Sooners unafraid, pass first test
Though IUPUI did not cooperate, first-year coach Jennie Baranczyk's squad just kept going until the job was done
Additional coverage:
NOTE: I am helping my old newspaper cover the women’s NCAA tournament. Above are links to additional coverage of the game by The Transcript. Below is the column I wrote from Saturday’s game.
NORMAN — When Oklahoma and Notre Dame meet Monday, each with its season on the line, who wins is a great question.
The Irish will enter ranked No. 21 in the media-voted Associated Press Top 25, one spot in front of the Sooners. They’ll also enter No. 20 in the NCAA’s NET Rankings, 15 spots in front of the Sooners.
Still, somehow, the selection committee brought OU home for the first-two rounds of the NCAA Tournament, thereby declaring them one of the nation’s best 16 teams.
Had it not, rather than topping IUPUI 78-72 late Saturday night inside Lloyd Noble Center, the Sooners might have been left trying to pull the same trick inside the Irish’s Joyce Center, where they’d have had to take on the fans and the Jaguars, too.
Given Saturday, what can be known as first-year coach Jennie Baranczk’s squad goes about trying to reach the program’s first Sweet 16 since 2013?
It is unafraid of the moment, despite never living an NCAA tournament moment before Saturday night, at a time you can’t be afraid of the moment if you want to go anywhere.
It may not sound like much, but it was everything against IUPUI — Indiana University, Purdue University, Indianapolis if you were wondering — which refused to cooperate as a No. 13-seed is supposed to cooperate.
Because OU played well.
Maybe even very well.
Against a program the station of the Jaguars, the Sooners shouldn’t have had to play so well for much longer than a quarter or two, but they did and they did.
OU scored 22 points in transition, which is entirely its game. It shot 42.9 percent (27 of 63) from the field, which is pretty good and 34.8 percent (8 of 23) from 3-point land, which is not bad and committed 10 turnovers, which is fabulous.
But the Jags would not lie down.
“I think IUPUI is a little bit better than a 13-seed,” Barannczyk said. “They’re a very good basketball team. They’ve got great experience.”
More than that, they had Macee Williams, a 6-foot-2 lefty post, who plays bigger than her height, who might have reminded old school NBA fans inside the building of Bob Lanier and longtime Sooner fans of Abi Olajuwon, her senior year when she finally got her chance and exploded.
Williams may not have been Ayoka Lee, the Kansas State center who scorched the Sooners for 61 points in Manhattan, but she had everything required to be a serious problem and the fact she finished with 17 points and 13 rebounds was a tribute, not an indictment, of OU.

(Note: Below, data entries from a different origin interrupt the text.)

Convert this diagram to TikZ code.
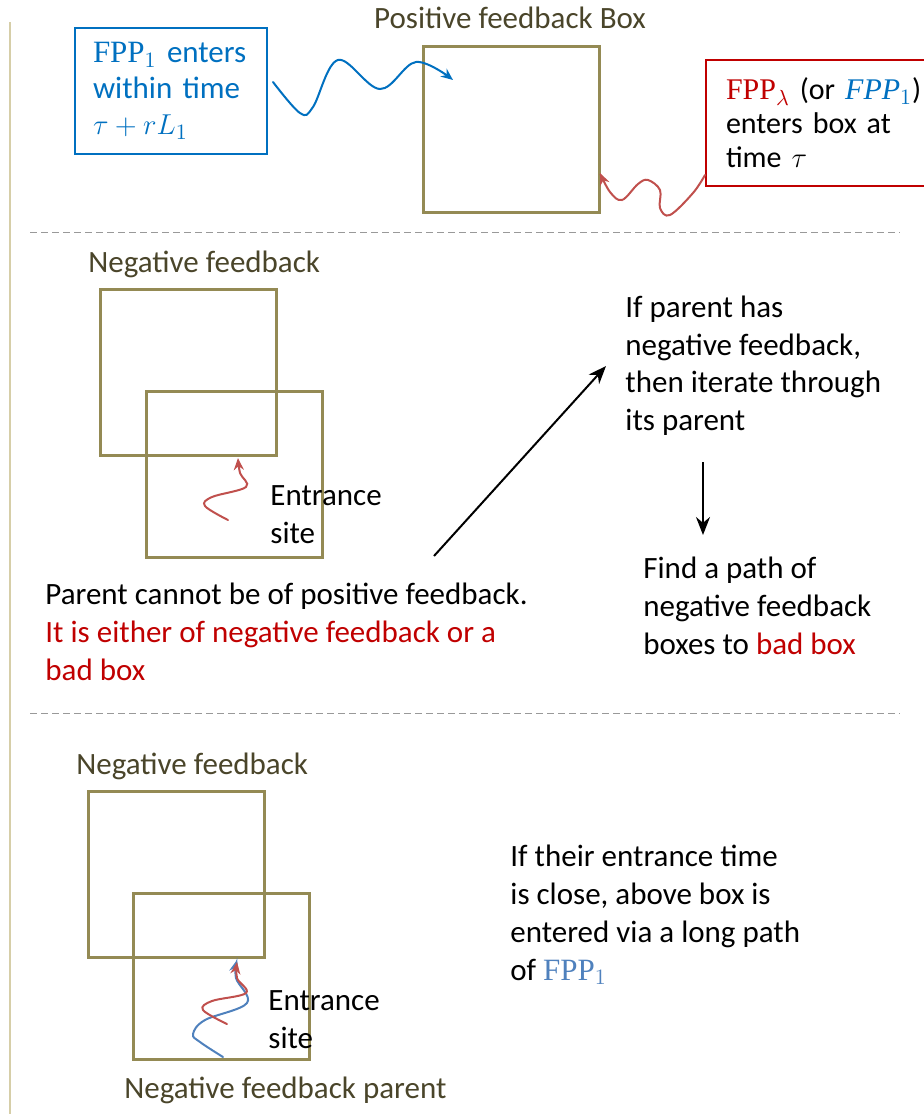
\documentclass[tikz,border=0pt]{standalone}
\usepackage[no-math]{fontspec}
\setmainfont{Carlito}
\newfontfamily\fppfont{Liberation Serif}
\usetikzlibrary{arrows.meta,positioning}
\definecolor{boxolive}{RGB}{148,138,84}
\definecolor{titleolive}{RGB}{74,69,42}
\definecolor{fppblue}{RGB}{0,112,192}
\definecolor{pathblue}{RGB}{79,129,189}
\definecolor{fppred}{RGB}{192,0,0}
\definecolor{pathred}{RGB}{192,80,77}
\definecolor{margintan}{RGB}{214,206,168}
\newcommand{\fpp}[1]{{\fppfont FPP}$_{#1}$}
\newcommand{\fppit}[1]{{\fppfont\itshape FPP}$_{#1}$}

\begin{document}
\begin{tikzpicture}[x=0.5pt,y=-0.5pt,
>={Stealth[length=6pt,width=5pt]},
every node/.style={font=\fontsize{15.5}{19}\selectfont,inner sep=0pt},
% multi-line texts sit on the baseline of their last line
txt/.style={anchor=base west,align=left},
title/.style={anchor=base west,text=titleolive},
fbbox/.style={draw=boxolive,line width=1.25pt,minimum width=88pt,
  minimum height=83pt,anchor=north west},
infobox/.style={anchor=north west,line width=1pt,minimum height=63pt,
  inner xsep=9pt,align=left,execute at begin node={\hyphenpenalty10000\relax}},
fpath/.style={->,line width=1pt,line cap=round},
bigarrow/.style={->,line width=1pt,>={Stealth[length=9pt,width=7pt]}},
sep/.style={draw=gray!80,line width=0.5pt,dash pattern=on 3.5pt off 2pt}
]
\useasboundingbox (0,0) rectangle (923,1114);
\draw[margintan,line width=0.8pt] (10,22) -- (10,1114);

%% positive feedback box
\node[fbbox] (pos) at (422,45) {};
\node[anchor=base,text=titleolive] (postitle) at (510,28) {Positive feedback Box};
\node[infobox,draw=fppblue,text=fppblue,text width=78pt,
  font=\fontsize{15.5}{18}\selectfont] (fppone) at (74,27)
  {\fpp{1} enters\\within time\\$\tau+rL_1$};
\node[infobox,draw=fppred,text width=125pt,inner xsep=10pt,
  font=\fontsize{15}{17}\selectfont] (fpplam) at (705,59)
  {\textcolor{fppred}{\fpp{\lambda}} (or \textcolor{fppblue}{\fppit{1}})\\enters box at\\time $\tau$};
\coordinate (bluein) at (453,80);
\coordinate (redin) at (600,173);
\draw[fpath,fppblue] plot[smooth,tension=0.6] coordinates
  {(273,82) (300,113) (313,107) (338,60) (380,89) (416,62) (bluein)};
\draw[fpath,pathred] plot[smooth,tension=0.6] coordinates
  {(705,175) (693,193) (670,215) (660,208) (660,190) (648,180) (638,184) (622,200) (610,192) (redin)};

\path[sep] (30,232) -- (900,232);

%% negative feedback, one level
\node[title] (negtitle) at (88,272) {Negative feedback};
\node[fbbox] (neg) at (99,288) {};
\node[fbbox] (negchild) at (145,390) {};
\coordinate (negin) at (238,458);
\draw[fpath,pathred] plot[smooth,tension=0.6] coordinates
  {(228,520) (205,506) (212,497) (246,487) (240,473) (negin)};
\node[txt] (site) at (270,543) {Entrance\\site};
\node[txt] (parent) at (45,680)
  {Parent cannot be of positive feedback.\\\textcolor{fppred}{It is either of negative feedback or a}\\\textcolor{fppred}{bad box}};
\node[txt,font=\fontsize{15.5}{18.7}\selectfont] (iterate) at (625,430)
  {If parent has\\negative feedback,\\then iterate through\\its parent};
\node[txt] (findpath) at (643,654) {Find a path of\\negative feedback\\boxes to \textcolor{fppred}{bad box}};
\coordinate (up0) at (434,556);
\coordinate (up1) at (606,366);
\coordinate (down0) at (703,462);
\coordinate (down1) at (703,535);
\draw[bigarrow] (up0) -- (up1);
\draw[bigarrow] (down0) -- (down1);

\path[sep] (30,713) -- (900,713);

%% negative feedback with its parent
\node[title] (negtitleb) at (76,774) {Negative feedback};
\node[fbbox] (negb) at (87,790) {};
\node[fbbox] (negparent) at (132,892) {};
\coordinate (negbin) at (237,960);
\draw[fpath,pathblue] plot[smooth,tension=0.6] coordinates
  {(223,1057) (200,1042) (193,1034) (205,1020) (247,1003) (236,978) (negbin)};
\draw[fpath,pathred] plot[smooth,tension=0.6] coordinates
  {(227,1024) (203,1010) (212,1001) (246,993) (237,978) (237,962)};
\node[txt] (siteb) at (268,1048) {Entrance\\site};
\node[title] (parenttitle) at (124,1098) {Negative feedback parent};
\node[txt] (close) at (510,980)
  {If their entrance time\\is close, above box is\\entered via a long path\\of \textcolor{pathblue}{\fpp{1}}};
\end{tikzpicture}
\end{document}
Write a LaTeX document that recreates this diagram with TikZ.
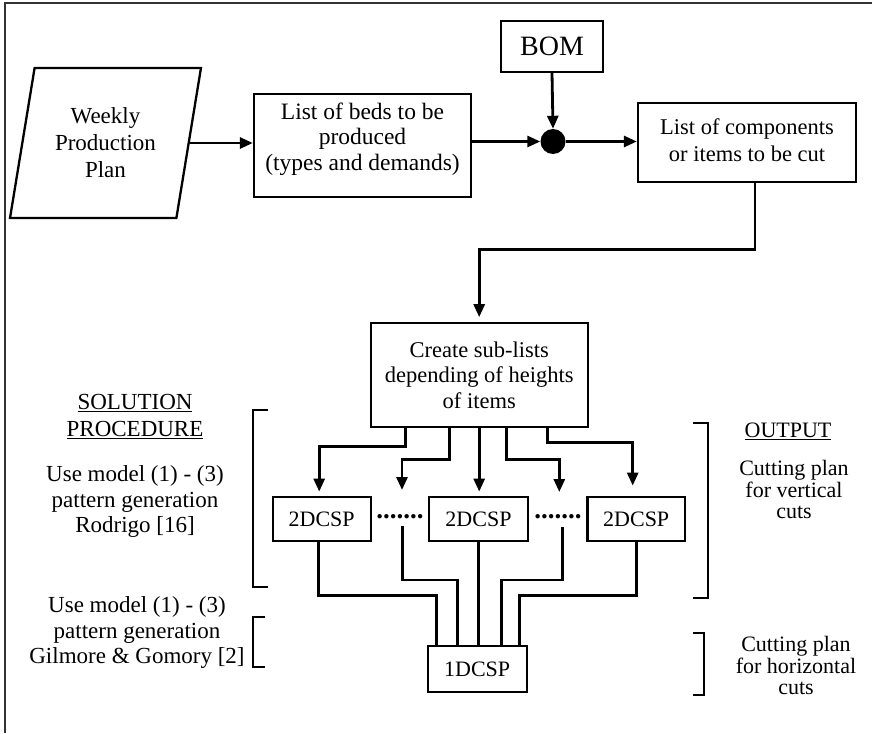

What it took to finally separate was a 12-0 third-quarter run that came with eight points from Taylor Robertson, three from Nydia Lampkin and a single free-throw from Kelbie Washington. It was 12 points in the space of seven possessions while OU’s defense stiffened.
It should have been it.
It should have been the final punch required to put away the pretender of a program No. 13 seeds are supposed to be.
Try again.
A 10-point lead entering the fourth quarter became a four-point lead, but Robertson answered with a 3 that made it 70-63 with 3:14 remaining.
A basket from IUPUI’s Anna Montag followed, but the Sooners got consecutive stops before Neveah Tot assisted Madi Williams in transition and the lead was back to seven.
A jumper from Montag made it a five-point game again, but OU responded with more stops and soon time was out, the victory notched.
You could see it on the faces of Robertson and Williams, who joined Baranczyk for a postgame turn with the media.
They’d taken IUPUI’s best shots, but delivered more of their own.
They did not back into the program’s first NCAA Tournament victory since 2017.
They took it and won it.
“We knew we needed to keep playing.” Baranczyk said. “I thought when we really needed to get some stops, we got some.”
Hit shots, too.
Maybe not enough free throws, but it’s good to have something to work on.
Who knows what happens Monday, but OU’s in a better position to make it good because of how it won Saturday.